- Born: Tomball, Texas
- Education: University of Houston, Culinary Institute of America
- Spouse: Arjav Ezekiel
- Culinary career
- Current restaurant(s) Birdie's; ;
- Award(s) won Food & Wine Restaurant of the Year 2023; ;

= Tracy Malechek-Ezekiel =

Tracy Malechek-Ezekiel is an American chef and restaurateur. In 2023 her restaurant Birdie's in Austin, Texas, was named by Food & Wine their Restaurant of the Year.

== Early life and education ==
Malechek-Ezekiel was born and raised in Tomball, Texas, near Houston. She spent summers on her grandparents' sheep and goat ranch in west Texas. Her grandfather, Phil Aiello, moved to Brooklyn from Calabria when he was twelve.

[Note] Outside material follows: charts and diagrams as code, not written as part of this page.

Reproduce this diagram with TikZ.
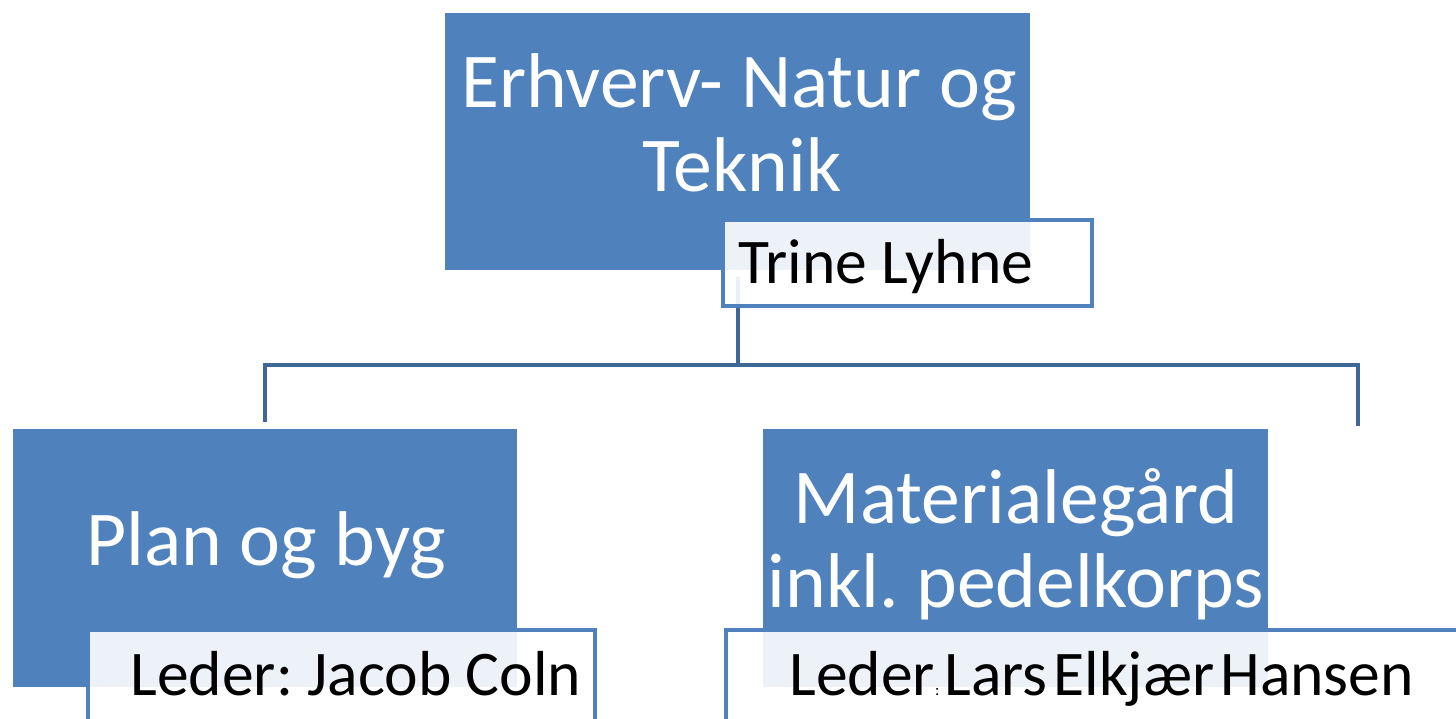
\documentclass[tikz,border=0pt]{standalone}
\usepackage{fontspec}
\setmainfont{Carlito}
\frenchspacing
\definecolor{accent}{HTML}{4F81BD}
\definecolor{connc}{HTML}{3F6897}
\tikzset{
  bluebox/.style={rectangle, fill=accent, draw=none, inner sep=0pt},
  namebox/.style={rectangle, fill=white, fill opacity=0.9, draw=accent, line width=2pt, inner sep=0pt},
  conn/.style={draw=connc, line width=2pt},
  bigtxt/.style={text=white, font=\fontsize{38.8}{42}\selectfont, inner sep=0pt, anchor=base},
  nametxt/.style={text=black, font=\fontsize{31.8}{36}\selectfont, inner sep=0pt, anchor=base west},
}
\begin{document}
\begin{tikzpicture}[x=0.5pt,y=-0.5pt]
\useasboundingbox (0,0) rectangle (1456,718);
\clip (0,0) rectangle (1456,718);
% blue boxes
\node[bluebox, minimum width=292.5pt, minimum height=128.5pt] (top) at (737.5,141.5) {};
\node[bluebox, minimum width=252pt, minimum height=129pt] (left) at (265,558) {};
\node[bluebox, minimum width=252.5pt, minimum height=129pt] (right) at (1015.5,558) {};
% connectors
\coordinate (tj) at (738,277);
\coordinate (hl) at (265,365);
\coordinate (hr) at (1358,365);
\coordinate (lend) at (265,422);
\coordinate (rend) at (1358,426);
\draw[conn] (tj) -- (tj |- hl);
\draw[conn] (lend) -- (hl) -- (hr) -- (rend);
% name boxes
\node[namebox, minimum width=184.5pt, minimum height=43pt] (topname) at (907.5,263) {};
\node[namebox, minimum width=253.5pt, minimum height=65pt] (leftname) at (341.5,695) {};
\node[namebox, minimum width=397pt, minimum height=65pt] (rightname) at (1123,695) {};
% texts
\node[bigtxt] (toptxt1) at (739,107) {Erhverv- Natur og};
\node[bigtxt] (toptxt2) at (742,191) {Teknik};
\node[bigtxt] (lefttxt) at (266,565) {Plan og byg};
\node[bigtxt] (righttxt1) at (1016,523) {Materialegård};
\node[bigtxt] (righttxt2) at (1016,607) {inkl. pedelkorps};
\node[nametxt] (toppers) at (738,283) {Trine Lyhne};
\node[nametxt] (leftpers) at (130,695) {Leder: Jacob Coln};
\node[nametxt] (rightpers) at (789,695) {Leder{\fontsize{8}{8}\selectfont :}\hspace{2.5pt}Lars\hspace{3pt}Elkjær\hspace{3pt}Hansen};
\end{tikzpicture}
\end{document}
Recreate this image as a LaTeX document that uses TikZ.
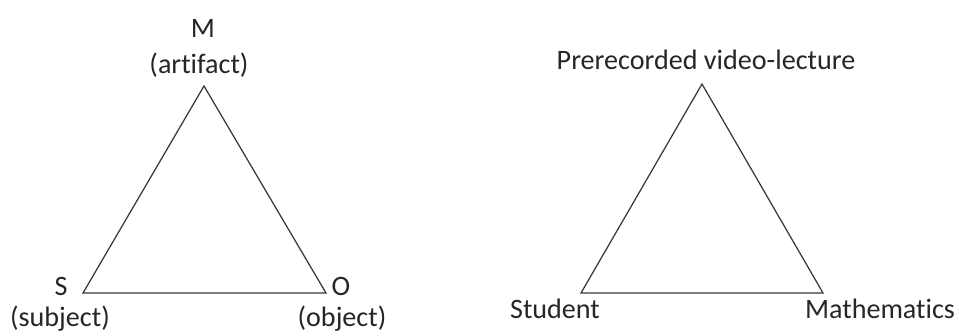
\documentclass[tikz,border=0pt]{standalone}
\usepackage{fontspec}
\setmainfont{Carlito}[Ligatures=NoCommon]
\usepackage{tikz}
\usetikzlibrary{positioning}
\definecolor{ink}{HTML}{262626}
\definecolor{edge}{HTML}{3A3A3A}
\tikzset{
  lbl/.style={anchor=base,inner sep=0pt,text=ink,font=\fontsize{20}{24}\selectfont},
  side/.style={draw=edge,line width=0.9pt,line join=miter},
}
\begin{document}
\begin{tikzpicture}[x=0.025cm,y=-0.025cm]
\useasboundingbox (0,0) rectangle (959,335);
% mediation triangle
\coordinate (m) at (204,86);
\coordinate (s) at (83,293);
\coordinate (o) at (326,293);
\draw[side] (m) -- (s) -- (o) -- cycle;
\node[lbl] (mname) at (203,37) {M};
\node[lbl] (mrole) at (199,73) {(artifact)};
\node[lbl] (sname) at (61,295) {S};
\node[lbl] (srole) at (60,326) {(subject)};
\node[lbl] (oname) at (341,295) {O};
\node[lbl] (orole) at (342,326) {(object)};
% the case
\coordinate (video) at (702,84);
\coordinate (student) at (581,293);
\coordinate (maths) at (823,293);
\draw[side] (video) -- (student) -- (maths) -- cycle;
\node[lbl] (vname) at (706,69) {Prerecorded video-lecture};
\node[lbl] (stname) at (555,318) {Student};
\node[lbl] (maname) at (880,318) {Mathematics};
\end{tikzpicture}
\end{document}
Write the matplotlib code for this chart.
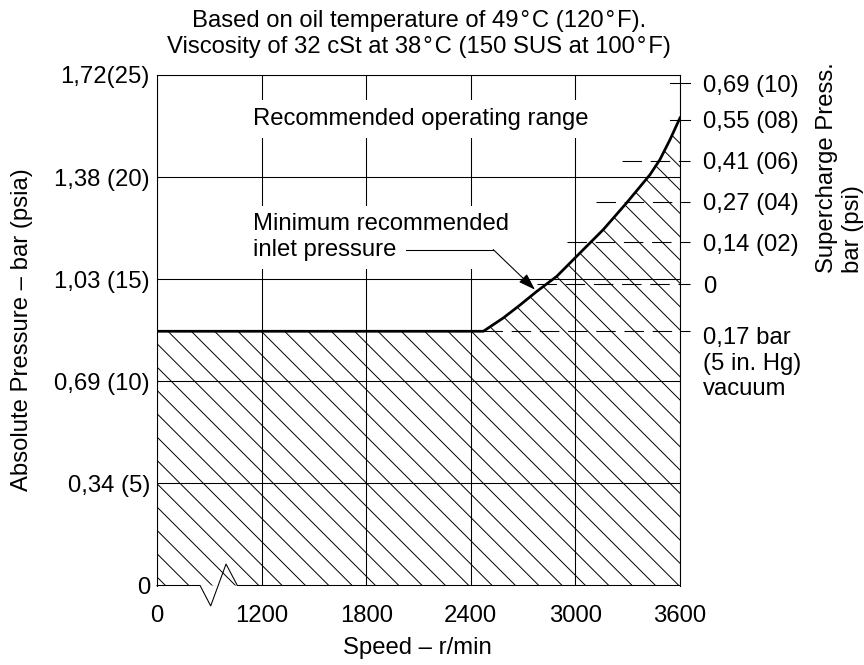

She graduated from the University of Houston. She graduated from the Culinary Institute of America at Hyde Park, New York.

== Career ==
After graduating from the University of Houston, Malechek-Ezekiel worked in Spain; in Chicago, where she worked at Lula Cafe; and in New York City, where she worked at Cru, Del Posto, Blue Hill, Gramercy Tavern and Untitled.

In 2021 she and her husband, sommelier Arjav Ezekiel, opened Birdie's, a counter-service wine bar in Austin, Texas. The restaurant's service model, which Austin Monthly calls a "new take", maintains a minimal front-of-house staff; it takes no reservations, all diners stand in line to place their initial orders and seat themselves, and further service is not assigned to a single server. It closes for two weeks in August and two weeks in late December/early January to provide staff paid time off. The restaurant was named to The New York Times 2021 Restaurant List. The Austin American-Statesman named it Austin's best new restaurant of 2021. It was named Food & Wine's 2023 Restaurant of the Year. The couple also run pop-up Italian restaurants called Aiello's after Malechek-Ezekiel's grandfather.

== Reception ==
The New York Times in 2021 called her food "bright [and] graceful" and said she was on "the leading edge of what makes eating great in [Austin]". The Austin American-Statesman in 2021 called her food "straightforward food executed flawlessly". CBS's Jamie Wax, describing himself as a lifelong fan of beef tartare, called her version "the best tartare I've ever tasted"; the Austin American-Statesman's Matthew Odam also called out the dish, saying, "If there’s a better beef tartare in Austin,...I haven’t had it". In 2024 she was a James Beard Award finalist for Best Chef:Texas.

== Personal life ==
Malechek-Ezekiel married Arjav Ezekiel in 2018. The couple met in 2015 while both were working at Untitled in New York City, she as sous chef and he as dining room manager. They have a son.